====== Data to process
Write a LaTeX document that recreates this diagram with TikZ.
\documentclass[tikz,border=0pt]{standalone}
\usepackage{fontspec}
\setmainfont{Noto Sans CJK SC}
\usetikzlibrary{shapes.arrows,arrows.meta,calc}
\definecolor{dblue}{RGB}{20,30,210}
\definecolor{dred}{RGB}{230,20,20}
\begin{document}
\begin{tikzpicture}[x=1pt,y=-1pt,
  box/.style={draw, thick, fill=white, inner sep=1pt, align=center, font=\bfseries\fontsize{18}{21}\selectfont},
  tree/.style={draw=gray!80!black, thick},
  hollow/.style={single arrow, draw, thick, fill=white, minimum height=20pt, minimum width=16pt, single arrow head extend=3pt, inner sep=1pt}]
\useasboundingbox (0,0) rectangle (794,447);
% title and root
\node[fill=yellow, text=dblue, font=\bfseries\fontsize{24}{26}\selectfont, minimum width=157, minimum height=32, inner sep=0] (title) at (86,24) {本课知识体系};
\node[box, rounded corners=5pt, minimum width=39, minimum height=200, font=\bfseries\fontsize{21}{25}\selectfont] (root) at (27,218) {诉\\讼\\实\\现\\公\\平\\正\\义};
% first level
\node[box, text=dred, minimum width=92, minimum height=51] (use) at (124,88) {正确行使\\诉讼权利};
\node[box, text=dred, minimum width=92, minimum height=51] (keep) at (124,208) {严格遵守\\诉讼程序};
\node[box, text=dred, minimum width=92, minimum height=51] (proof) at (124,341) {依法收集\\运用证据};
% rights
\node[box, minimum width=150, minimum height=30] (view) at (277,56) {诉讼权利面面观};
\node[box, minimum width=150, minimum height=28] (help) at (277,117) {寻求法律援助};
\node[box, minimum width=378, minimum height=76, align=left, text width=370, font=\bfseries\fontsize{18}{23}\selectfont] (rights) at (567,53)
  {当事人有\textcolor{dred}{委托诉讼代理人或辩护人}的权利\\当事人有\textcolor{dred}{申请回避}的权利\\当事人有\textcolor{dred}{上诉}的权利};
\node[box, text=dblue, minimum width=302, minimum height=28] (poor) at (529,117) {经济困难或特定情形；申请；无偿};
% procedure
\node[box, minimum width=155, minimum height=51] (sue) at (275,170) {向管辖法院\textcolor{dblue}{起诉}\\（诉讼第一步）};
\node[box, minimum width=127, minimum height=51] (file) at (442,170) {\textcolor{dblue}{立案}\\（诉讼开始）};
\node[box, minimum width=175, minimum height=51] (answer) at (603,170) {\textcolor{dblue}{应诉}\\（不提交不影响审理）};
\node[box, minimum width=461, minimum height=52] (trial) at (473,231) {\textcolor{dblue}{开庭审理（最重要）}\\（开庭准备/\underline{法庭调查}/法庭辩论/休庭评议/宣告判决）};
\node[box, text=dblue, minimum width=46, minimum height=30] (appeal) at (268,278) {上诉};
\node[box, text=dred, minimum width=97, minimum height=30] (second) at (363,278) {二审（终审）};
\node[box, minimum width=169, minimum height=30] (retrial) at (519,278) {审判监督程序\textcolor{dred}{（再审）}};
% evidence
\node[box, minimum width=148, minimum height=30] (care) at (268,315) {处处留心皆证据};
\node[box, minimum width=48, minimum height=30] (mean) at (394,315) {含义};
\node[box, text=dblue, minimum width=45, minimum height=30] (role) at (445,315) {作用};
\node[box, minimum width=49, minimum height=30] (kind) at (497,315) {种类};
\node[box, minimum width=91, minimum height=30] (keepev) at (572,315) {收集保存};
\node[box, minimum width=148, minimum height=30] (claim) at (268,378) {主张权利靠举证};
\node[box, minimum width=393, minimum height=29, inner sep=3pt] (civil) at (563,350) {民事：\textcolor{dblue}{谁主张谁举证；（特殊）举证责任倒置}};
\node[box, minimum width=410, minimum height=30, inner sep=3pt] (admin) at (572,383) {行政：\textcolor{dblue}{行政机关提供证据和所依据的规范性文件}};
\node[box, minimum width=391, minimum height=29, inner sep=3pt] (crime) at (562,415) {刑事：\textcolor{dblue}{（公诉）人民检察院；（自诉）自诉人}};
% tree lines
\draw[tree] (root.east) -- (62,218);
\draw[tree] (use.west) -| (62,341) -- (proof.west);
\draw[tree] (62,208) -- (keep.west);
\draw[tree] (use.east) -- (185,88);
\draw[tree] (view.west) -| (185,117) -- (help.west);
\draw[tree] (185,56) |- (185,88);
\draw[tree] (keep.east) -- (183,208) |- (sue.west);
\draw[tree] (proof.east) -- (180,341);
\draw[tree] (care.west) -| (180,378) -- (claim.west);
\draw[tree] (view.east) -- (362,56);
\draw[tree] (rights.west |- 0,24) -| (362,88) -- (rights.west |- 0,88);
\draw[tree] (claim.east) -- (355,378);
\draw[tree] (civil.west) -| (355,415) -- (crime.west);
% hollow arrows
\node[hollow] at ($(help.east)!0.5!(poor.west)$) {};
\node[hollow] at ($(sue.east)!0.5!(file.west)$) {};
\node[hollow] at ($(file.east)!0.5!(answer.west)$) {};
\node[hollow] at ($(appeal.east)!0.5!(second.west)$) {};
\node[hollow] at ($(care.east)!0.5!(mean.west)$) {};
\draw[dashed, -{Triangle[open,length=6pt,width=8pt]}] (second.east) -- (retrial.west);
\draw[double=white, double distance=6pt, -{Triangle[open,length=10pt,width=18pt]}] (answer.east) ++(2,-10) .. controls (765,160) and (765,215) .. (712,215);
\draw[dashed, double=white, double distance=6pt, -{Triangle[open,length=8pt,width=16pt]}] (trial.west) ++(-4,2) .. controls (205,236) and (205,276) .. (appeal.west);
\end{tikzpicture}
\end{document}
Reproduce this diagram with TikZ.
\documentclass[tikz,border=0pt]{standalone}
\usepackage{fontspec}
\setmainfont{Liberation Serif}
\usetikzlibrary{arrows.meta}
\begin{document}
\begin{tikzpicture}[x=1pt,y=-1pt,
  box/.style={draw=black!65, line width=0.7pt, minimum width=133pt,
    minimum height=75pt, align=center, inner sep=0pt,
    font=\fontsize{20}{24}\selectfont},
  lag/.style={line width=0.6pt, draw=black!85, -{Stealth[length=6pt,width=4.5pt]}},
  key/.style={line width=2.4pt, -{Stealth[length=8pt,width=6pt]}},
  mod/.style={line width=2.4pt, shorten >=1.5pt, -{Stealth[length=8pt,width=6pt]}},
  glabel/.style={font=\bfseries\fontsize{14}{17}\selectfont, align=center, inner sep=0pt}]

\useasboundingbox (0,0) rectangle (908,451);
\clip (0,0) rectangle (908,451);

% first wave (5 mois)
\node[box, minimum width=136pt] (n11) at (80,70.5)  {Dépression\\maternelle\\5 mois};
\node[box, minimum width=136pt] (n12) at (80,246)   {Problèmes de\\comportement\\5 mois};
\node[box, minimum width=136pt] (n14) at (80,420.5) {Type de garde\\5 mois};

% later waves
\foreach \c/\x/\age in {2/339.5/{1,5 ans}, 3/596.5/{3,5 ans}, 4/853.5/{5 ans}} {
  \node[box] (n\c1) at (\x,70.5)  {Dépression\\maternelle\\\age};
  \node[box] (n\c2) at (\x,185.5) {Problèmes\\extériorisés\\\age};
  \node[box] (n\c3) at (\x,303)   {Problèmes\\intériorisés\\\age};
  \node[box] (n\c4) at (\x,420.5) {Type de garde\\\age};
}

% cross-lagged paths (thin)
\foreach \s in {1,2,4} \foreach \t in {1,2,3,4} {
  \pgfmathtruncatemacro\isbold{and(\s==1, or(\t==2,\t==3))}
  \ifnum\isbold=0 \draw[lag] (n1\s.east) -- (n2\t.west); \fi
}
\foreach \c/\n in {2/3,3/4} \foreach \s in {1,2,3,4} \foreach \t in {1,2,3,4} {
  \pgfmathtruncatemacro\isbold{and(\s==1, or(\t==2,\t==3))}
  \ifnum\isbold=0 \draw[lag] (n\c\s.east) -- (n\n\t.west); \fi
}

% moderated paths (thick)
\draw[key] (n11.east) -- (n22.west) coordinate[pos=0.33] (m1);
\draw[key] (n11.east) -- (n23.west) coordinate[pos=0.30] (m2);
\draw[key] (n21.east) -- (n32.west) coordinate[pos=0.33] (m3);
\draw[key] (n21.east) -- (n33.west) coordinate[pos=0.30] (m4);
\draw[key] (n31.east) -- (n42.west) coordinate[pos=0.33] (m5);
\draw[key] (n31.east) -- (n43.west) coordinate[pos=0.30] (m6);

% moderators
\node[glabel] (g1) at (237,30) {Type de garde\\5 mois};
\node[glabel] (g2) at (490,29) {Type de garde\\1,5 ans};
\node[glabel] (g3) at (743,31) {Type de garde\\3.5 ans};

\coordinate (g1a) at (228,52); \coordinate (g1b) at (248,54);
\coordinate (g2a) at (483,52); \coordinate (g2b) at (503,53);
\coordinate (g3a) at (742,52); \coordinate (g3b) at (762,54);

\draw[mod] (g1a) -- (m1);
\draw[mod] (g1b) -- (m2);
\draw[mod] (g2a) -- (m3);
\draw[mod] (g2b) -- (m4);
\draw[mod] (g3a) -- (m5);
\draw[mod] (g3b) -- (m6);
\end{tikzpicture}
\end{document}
============
- **Stated problem**: Using the listing above, show every line that includes the string "with".

- **Solution to this exercise**:
Write a LaTeX document that recreates this diagram with TikZ.
Reproduce this diagram with TikZ.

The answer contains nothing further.